Ucciso da Igor, il giudice: "Troppe negligenze,. Verri doveva avere il giubbotto antiproiettile"

Provincia condannata, le motivazioni della sentenza del tribunale del lavoro "Il volontario non fu informato del pericolo, il servizio misto andava sospeso" .

Ucciso da Igor, il giudice: "Troppe negligenze,. Verri doveva avere il giubbotto antiproiettile"

Ucciso da Igor, il giudice: "Troppe negligenze,. Verri doveva avere il giubbotto antiproiettile"

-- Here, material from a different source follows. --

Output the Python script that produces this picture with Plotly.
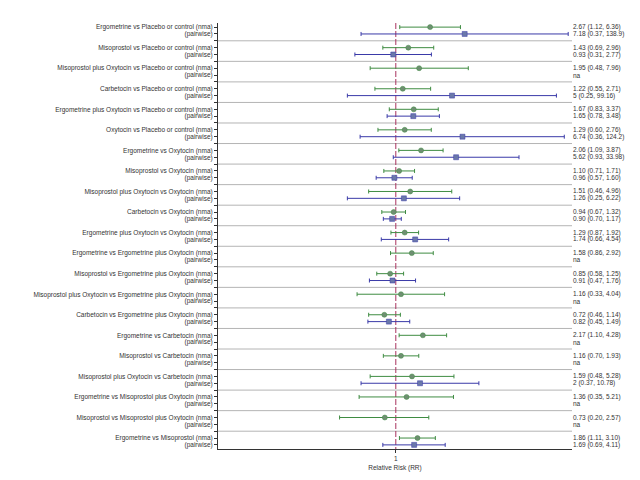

Il volto di Igor il russo è già sulle foto segnaletiche di tutte le forze dell’ordine. L’1 aprile 2017 era entrato in un bar a Riccardina di Budrio lasciando a terra la sua prima vittima: Davide Fabbri. È pericoloso, "se lo si vede chiamare i carabinieri e stare lontano", l’ordine che arriva dal comandante della polizia provinciale ferrarese ai suoi. Ma quel giorno, l’8 aprile, a una settimana esatta dalla sua prima carneficina, nessuno, nella maledetta zona rossa tra Argenta e Portomaggiore, sospende il servizio di vigilanza. Non lo vieta, soprattutto, alle guardie venatorie volontarie, coloro che uscivano "in coppia mista" con gli agenti. Una mancanza "negligente ed imperita" che costerà la vita a Valerio Verri, 63 anni in pensione, freddato da Igor (all’anagrafe Norbert Feher) alle 18.30 nel Mezzano, mentre era di pattuglia con l’agente della Provinciale Marco Ravaglia (che resterà vivo per miracolo). In 45 durissime pagine, il giudice del lavoro Alessandra De Curtis, ripercorre quei momenti, spiegando i perché la Provincia è chiamata a risarcire con oltre un milione di euro la famiglia Verri per "l’accertata e dichiarata responsabilità". Per non aver "sospeso il servizio di vigilanza" in quell’area "luogo di azione di Igor", e "per non aver edotto del pericolo Verri", disarmato e senza "un addestramento", il quale "si sarebbe astenuto dal prestare servizio". La sicurezza delle guardie volontarie, precisa subito il giudice, "deve essere garantita dalla Provincia per il tramite della polizia provinciale, tanto che, nell’espletamento del servizio, i volontari sono tenuti a rispettare le disposizioni, anche verbalmente, dal comandante o da altro agente".

L’ente però, quel pomeriggio, non avrebbe adottato una serie di misure per garantire la sicurezza di Verri: oltre alla sospensione dell’attività, non venne predisposta "una informativa ai volontari perché fossero consapevoli del pericolo". Non adottò "adeguate direttive sulla modalità di svolgimento del pattugliamento con gli agenti". Non munì la futura vittima di "dispositivi di protezione" come un semplice "giubbotto antiproiettile (altra misura potrebbe individuarsi nello spray antiaggressione)". Una esigenza, quest’ultima, "sentita dallo stesso Verri", come riferì un amico nel corso del procedimento. "In ogni caso – chiosa il giudice – il giubbotto avrebbe impedito l’esito mortale dell’aggressione armata di Igor dal momento che il proiettile lo colpì all’addome".

Della pericolosità del killer, inseguito dalla pattuglia Ravaglia/Verri, mentre era a bordo di un Fiorino rubato, "la polizia provinciale era pienamente consapevole, come dimostra lo scambio di messaggi del 4 aprile tra Ravaglia (del quale viene contestata la condotta di quel pomeriggio, ndr) e il comandante Castagnoli. La stessa polizia, inoltre, "non poteva non essere a conoscenza dell’indagine in corso", Igor aveva ucciso sette giorni prima e dal giorno dopo la morte di Verri mille uomini lo cercheranno invano. Ma l’attività di pattugliamento in coppia mista andò avanti "senza nessuna precauzione".

"La sentenza – così l’avvocato Fabio Anselmo per la famiglia Verri, "sconvolta nell’esistenza", sottolinea ancora il giudice, dall’omicidio – riconosce quello che abbiamo sempre sostenuto. Valerio non doveva essere trascinato su quell’auto e soprattutto in quell’inseguimento. Una verità ora riconosciuta dal tribunale".